Dalam hemat penulis, pelarangan penggunaan akal dalam beragama merupakan rekayasa individu atau kelompok tertentu demi tujuan tertentu. Bukan karena Islam yang melarangnya. Islam tidak pernah melarang penggunaan akal dalam beragama, malahan sebaliknya membolehkan dan memposisikan akal sebagai suatu hal penting. Dalam sebuah riwayat dikatakan bahwa ad-din huwa al-aqlu la dina liman la aqla lahu. Yang artinya, agama adalah akal, tidak beragamalah orang yang tidak mendayagunakan akalnya dengan baik.
Dari riwayat ini menegaskan bahwa akal menempati posisi penting dalam agama, dan agama tidak melarang penggunaan akal. Selain itu, ajaran Islam sesuai dengan akal pikiran manusia dan memotivasi manusia untuk menggunakan akal pikirannya (QS. Al-Baqarah [2]: 165). Bahkan di dalam al-Qur’an dijelaskan bahwa pengabaian akal berpotensi mengantar seseorang tersiksa di dalam neraka (QS. Al-Mulk [67]: 10). Rasulullah dalam hadis Muslim bersabda “Sesungguhnya aku adalah manusia. Bila aku memerintahkan suatu tentang agamamu, maka terimalah itu. Dan bila aku menyuruh tentang sesuatu berdasarkan pendapatku, maka aku adalah manusia” (Muslim, Juz IV, t.rh: 95).
Penggunaan akal dalam Islam digunakan untuk menjelaskan, menafsirkan dan menetapkan hukum dan dalil (wahyu) yang belum ada penjelasannya secara detail baik di dalam al-Qur’an maupun Hadis. Selain itu, juga untuk menjelaskan persoalan-persoalan kemasyarakatan dan kenegaraan yang tidak tersentuh secara eksplisit oleh al-Qur’an dan Hadis.

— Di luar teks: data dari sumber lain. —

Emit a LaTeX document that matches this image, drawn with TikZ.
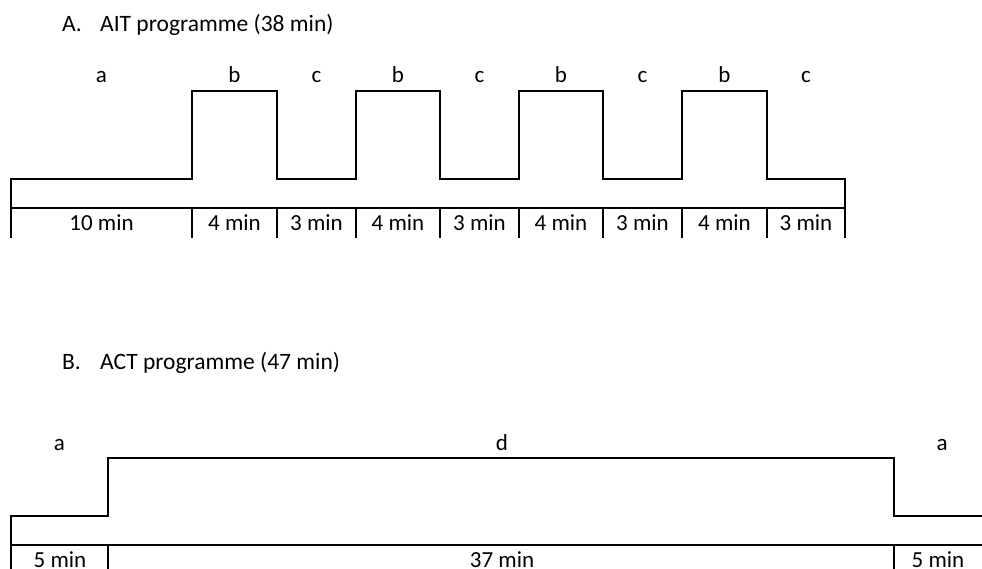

Untuk itu, Rasulullah sendiri sering memberikan “mandat” kepada sahabat-sahabatnya untuk memutuskan suatu perkara, sekalipun itu terjadi dihadapan beliau sendiri (Ibn Hazm, Juz IV, 1345 H: 25). Dengan demikian jelaslah bahwa Islam tidak melarang penggunaan akal dalam beragama. Oleh karenanya kita sebagai umat semestinya bukan hanya sekedar menjadi pengikut, akan tetapi kita harus menjadi pengikut yang cerdas dan mampu mendayagunakan akal dengan baik. Agar tidak terjerumus dan tersesat ke dalam ajaran-ajaran yang salah.